Je suis né en 1961… année de la construction du mur de Berlin : Génération « guerre froide » ! J’y ai même d’une certaine façon participé, ayant servi en 1985 dans la Force Océanique Stratégique (autrement dit, les sous-marins nucléaires lanceurs d’engins) pour mon service militaire.

Pour l’anecdote, c’est en 1945, sous la plume de l’écrivain anglais George Orwell (encore lui !), que l’expression « Cold War » apparaît pour la première fois.

Pour les moins de 25 ans (que j’espère nombreux à nous lire), quelques étapes marquantes de la guerre froide :

  • Aout 1961 : Construction du mur de Berlin ;
  • Octobre 1962 : Crise des missiles de Cuba ;
  • 20 juillet 1969 : première victoire de l’ouest : le premier homme à marcher sur la Lune est américain !
  • Mars 1983 : Ronald Reagan lance la grande intox de la « Guerre des étoiles » qui mettra financièrement à genoux l’URSS ;
  • 9 novembre 1989 : Chute du mur de Berlin ;
  • 26 décembre 1991 : Effondrement de l’empire soviétique et dissolution du Pacte de Varsovie.

Clap de fin, pile pour mes 30 ans (je suis né le 16 décembre).

Cette guerre froide fut finalement courte et facile à gérer : 2 blocs symétriques, face à face, n’ayant aucun intérêt à s’affronter directement car se partageant tranquillement le monde.

Si aujourd’hui on retient que la guerre froide a été perdue par le modèle socialiste, on peut se poser à présent la question de la pérennité du modèle capitaliste.

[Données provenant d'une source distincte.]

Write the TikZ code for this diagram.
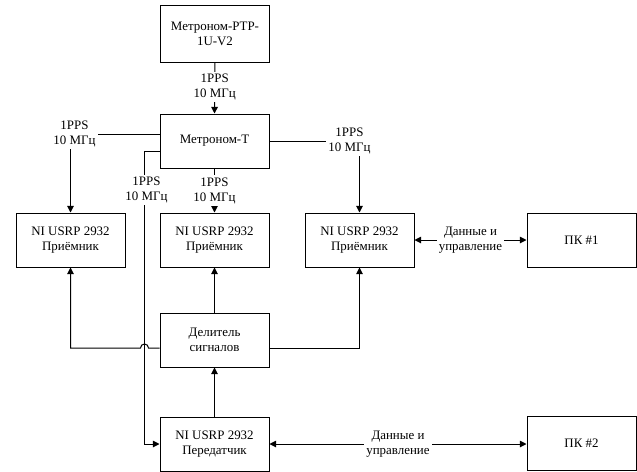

Tout d’abord, précisons que le capitalisme soit disant victorieux est essentiellement celui de la « branche historique », à savoir un capitalisme connecté à l’économie réelle.

C’est le « capitalisme financier », terme que l’on emploiera avec prudence tant il peut à raison être considéré comme un pléonasme abusivement mis en exergue par les altermondialistes de tout poil, qui est attaqué.

Par qui ? Par les Etats, qui voient en lui (de façon opportuniste ?) le responsable de leurs faillites, instaurant ainsi une nouvelle forme de guerre froide.

Plus de 20 ans se sont déjà écoulés depuis la fin de la guerre froide, alors reprenons notre petite chronologie à la fin des années 80, début de ma carrière professionnelle sur les marchés financiers.

Cette période correspond précisément avec une avancée technologique déterminante, la dématérialisation des échanges financiers, intervenant de façon accélérée dans un contexte de mondialisation de l’économie. Le virtuel, petit à petit, l’emporte sur le réel.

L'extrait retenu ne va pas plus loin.